Exercise description:
The material below includes pictures; leave them out and return only the lines between the line containing "Recreate this image" and the line containing "text_color = '#595959'", inclusive, word for word.

Records for the exercise:
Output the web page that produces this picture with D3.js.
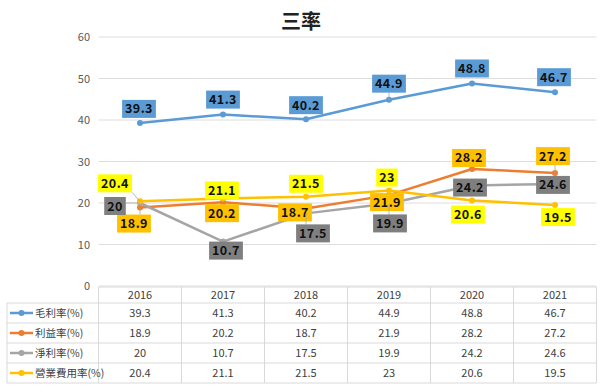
<!DOCTYPE html>
<html>
<head>
  <meta charset="utf-8">
  <title>三率</title>
  <script src="https://cdn.jsdelivr.net/npm/d3@7"></script>
  <style>
    body { margin: 0; background: #fff; }
    text { font-family: "Noto Sans CJK TC", "Noto Sans", sans-serif; }
  </style>
</head>
<body>
  <div id="chart"></div>
  <script>
    const years = ['2016', '2017', '2018', '2019', '2020', '2021'];
    const seriesNames = ['毛利率(%)', '利益率(%)', '淨利率(%)', '營業費用率(%)'];
    const grossMargin = [39.3, 41.3, 40.2, 44.9, 48.8, 46.7];
    const operatingMargin = [18.9, 20.2, 18.7, 21.9, 28.2, 27.2];
    const netMargin = [20, 10.7, 17.5, 19.9, 24.2, 24.6];
    const expenseRatio = [20.4, 21.1, 21.5, 23, 20.6, 19.5];
    const yTicks = [0, 10, 20, 30, 40, 50, 60];

    const seriesValues = [grossMargin, operatingMargin, netMargin, expenseRatio];
    const lineColors = ['#5b9bd5', '#ed7d31', '#a5a5a5', '#ffc000'];
    const labelFills = ['#5b9bd5', '#ffc000', '#7f7f7f', '#ffff00'];

    // where each data label sits relative to its point (dx, dy)
    const labelOffsets = [
      [[-1, -14], [0, -15], [0, -14], [0, -16], [0, -15], [-1, -15]],
      [[-6, 16], [-1, 11], [-11, 4], [-2, 7], [-3, -11], [-2, -17]],
      [[-25, 3], [3, 9], [7, 20], [1, 20], [-2, 2], [-2, 1]],
      [[-25, -18], [-1, -8], [0, -13], [-2, -13], [-4, 14], [3, 12]]
    ];

    const W = 602, H = 387;
    const svg = d3.select('#chart').append('svg')
      .attr('width', W)
      .attr('height', H);

    svg.append('text')
      .attr('x', 301)
      .attr('y', 29)
      .attr('text-anchor', 'middle')
      .attr('font-size', 20)
      .attr('font-weight', 'bold')
      .attr('fill', '#222')
      .text('三率');

    const x = d3.scaleBand()
      .domain(years)
      .range([98.5, 596.5]);

    const y = d3.scaleLinear()
      .domain([0, 60])
      .range([286, 37]);

    // gridlines
    svg.selectAll('.grid')
      .data(yTicks)
      .enter()
      .append('line')
      .attr('x1', 98.5)
      .attr('x2', 596.5)
      .attr('y1', d => y(d))
      .attr('y2', d => y(d))
      .attr('stroke', '#dedede')
      .attr('stroke-width', 1);

    const yAxis = svg.append('g')
      .attr('transform', 'translate(90,0)')
      .call(d3.axisLeft(y).tickValues(yTicks).tickSize(0).tickPadding(0));
    yAxis.select('.domain').remove();
    yAxis.selectAll('text')
      .attr('font-size', 11)
      .attr('fill', '#595959')
      .attr('font-family', '"Liberation Sans", sans-serif');

    // lines
    const line = d3.line()
      .x((d, i) => x(years[i]) + x.bandwidth() / 2)
      .y(d => y(d));

    seriesValues.forEach((vals, s) => {
      svg.append('path')
        .datum(vals)
        .attr('d', line)
        .attr('fill', 'none')
        .attr('stroke', lineColors[s])
        .attr('stroke-width', 2.5)
        .attr('stroke-linejoin', 'round');
      svg.selectAll('.dot' + s)
        .data(vals)
        .enter()
        .append('circle')
        .attr('cx', (d, i) => x(years[i]) + x.bandwidth() / 2)
        .attr('cy', d => y(d))
        .attr('r', 3)
        .attr('fill', lineColors[s]);
    });

    // data labels
    seriesValues.forEach((vals, s) => {
      vals.forEach((v, i) => {
        const px = x(years[i]) + x.bandwidth() / 2;
        const py = y(v);
        const lx = px + labelOffsets[s][i][0];
        const ly = py + labelOffsets[s][i][1];
        const g = svg.append('g');
        const t = g.append('text')
          .attr('x', lx)
          .attr('y', ly + 4.5)
          .attr('text-anchor', 'middle')
          .attr('font-size', 12.5)
          .attr('font-weight', 'bold')
          .attr('letter-spacing', 0.4)
          .attr('font-family', '"DejaVu Sans", sans-serif')
          .attr('fill', '#111')
          .text(v);
        const bb = t.node().getBBox();
        const bw = bb.width + 6, bh = 18;
        // leader line when label is far from point
        const ex = Math.max(lx - bw / 2, Math.min(px, lx + bw / 2));
        const ey = Math.max(ly - bh / 2, Math.min(py, ly + bh / 2));
        if (Math.hypot(px - ex, py - ey) > 6) {
          g.insert('line', 'text')
            .attr('x1', ex).attr('y1', ey)
            .attr('x2', px).attr('y2', py)
            .attr('stroke', '#a6a6a6')
            .attr('stroke-width', 0.8);
        }
        g.insert('rect', 'text')
          .attr('x', lx - bw / 2)
          .attr('y', ly - bh / 2)
          .attr('width', bw)
          .attr('height', bh)
          .attr('fill', labelFills[s]);
      });
    });

    // data table
    const tableTop = 287, headH = 16, rowH = 20, leftX = 7;
    const tableBottom = tableTop + headH + rowH * seriesNames.length;
    const grid = '#d9d9d9';

    // vertical lines
    const vx = [x.range()[0]].concat(years.map(yr => x(yr) + x.bandwidth()));
    svg.selectAll('.vline')
      .data(vx)
      .enter()
      .append('line')
      .attr('x1', d => d).attr('x2', d => d)
      .attr('y1', tableTop).attr('y2', tableBottom)
      .attr('stroke', grid);
    svg.append('line')
      .attr('x1', leftX).attr('x2', leftX)
      .attr('y1', tableTop + headH).attr('y2', tableBottom)
      .attr('stroke', grid);

    // horizontal lines
    svg.append('line')
      .attr('x1', x.range()[0]).attr('x2', x.range()[1])
      .attr('y1', tableTop).attr('y2', tableTop)
      .attr('stroke', grid);
    d3.range(seriesNames.length + 1).forEach(r => {
      const yy = tableTop + headH + r * rowH;
      svg.append('line')
        .attr('x1', leftX).attr('x2', x.range()[1])
        .attr('y1', yy).attr('y2', yy)
        .attr('stroke', grid);
    });

    svg.selectAll('.year')
      .data(years)
      .enter()
      .append('text')
      .attr('x', d => x(d) + x.bandwidth() / 2)
      .attr('y', tableTop + headH / 2 + 4)
      .attr('text-anchor', 'middle')
      .attr('font-size', 11)
      .attr('fill', '#404040')
      .attr('font-family', '"Liberation Sans", sans-serif')
      .text(d => d);

    seriesNames.forEach((name, s) => {
      const cy = tableTop + headH + s * rowH + rowH / 2;
      svg.append('line')
        .attr('x1', 10).attr('x2', 33)
        .attr('y1', cy).attr('y2', cy)
        .attr('stroke', lineColors[s])
        .attr('stroke-width', 2.5);
      svg.append('circle')
        .attr('cx', 21.5).attr('cy', cy).attr('r', 3)
        .attr('fill', lineColors[s]);
      svg.append('text')
        .attr('x', 35)
        .attr('y', cy + 4)
        .attr('font-size', 10.5)
        .attr('fill', '#404040')
        .text(name);
      svg.selectAll('.val' + s)
        .data(seriesValues[s])
        .enter()
        .append('text')
        .attr('x', (d, i) => x(years[i]) + x.bandwidth() / 2)
        .attr('y', cy + 4)
        .attr('text-anchor', 'middle')
        .attr('font-size', 11)
        .attr('fill', '#404040')
        .attr('font-family', '"Liberation Sans", sans-serif')
        .text(d => d);
    });
  </script>
</body>
</html>
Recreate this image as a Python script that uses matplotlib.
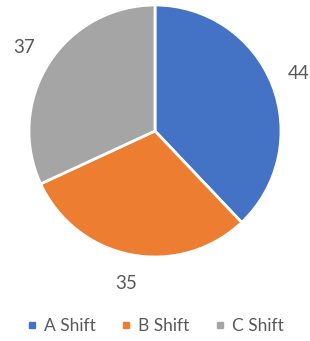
import matplotlib.pyplot as plt  # Plotting
from matplotlib.lines import Line2D  # Legend markers

# Chart data
categories = ['A Shift', 'B Shift', 'C Shift']
values = [44, 35, 37]
colors = ['#4472C4', '#ED7D31', '#A5A5A5']
text_color = '#595959'

plt.rcParams['font.family'] = ['Lato', 'DejaVu Sans']

W, H = 310, 341
fig = plt.figure(figsize=(W / 100, H / 100), dpi=100)

# Pie box: centre (155, 131) px, radius 126 px
cx, cy, r = 155, 131, 126
ax = fig.add_axes([(cx - r) / W, (H - cy - r) / H, 2 * r / W, 2 * r / H])

total = sum(values)
wedges, texts, autotexts = ax.pie(
    values, colors=colors, startangle=90, counterclock=False,
    wedgeprops=dict(edgecolor='white', linewidth=2),
    autopct=lambda p: f'{p * total / 100:.0f}', pctdistance=1.23,
    textprops=dict(color=text_color, fontsize=13.5))
for t in autotexts:
    t.set_clip_on(False)
ax.set_xlim(-1, 1)
ax.set_ylim(-1, 1)
ax.set_aspect('equal')
ax.axis('off')

# Legend with small square markers
handles = [Line2D([0], [0], marker='s', linestyle='none', markersize=4.5,
                  markerfacecolor=c, markeredgecolor=c) for c in colors]
fig.legend(handles, categories, loc='center', bbox_to_anchor=(0.5, 1 - 326 / H),
           ncol=3, frameon=False, handlelength=0.6, handletextpad=0.4,
           columnspacing=1.45, fontsize=12.5, labelcolor=text_color)

fig.savefig('out.png', dpi=100)
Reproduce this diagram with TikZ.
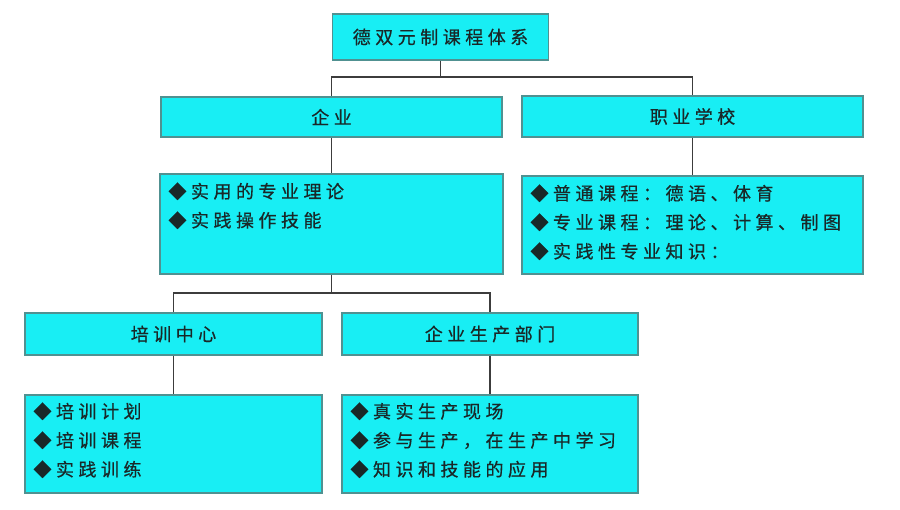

Correct output:
Recreate this image as a Python script that uses matplotlib.
import matplotlib.pyplot as plt  # Plotting
from matplotlib.lines import Line2D  # Legend markers

# Chart data
categories = ['A Shift', 'B Shift', 'C Shift']
values = [44, 35, 37]
colors = ['#4472C4', '#ED7D31', '#A5A5A5']
text_color = '#595959'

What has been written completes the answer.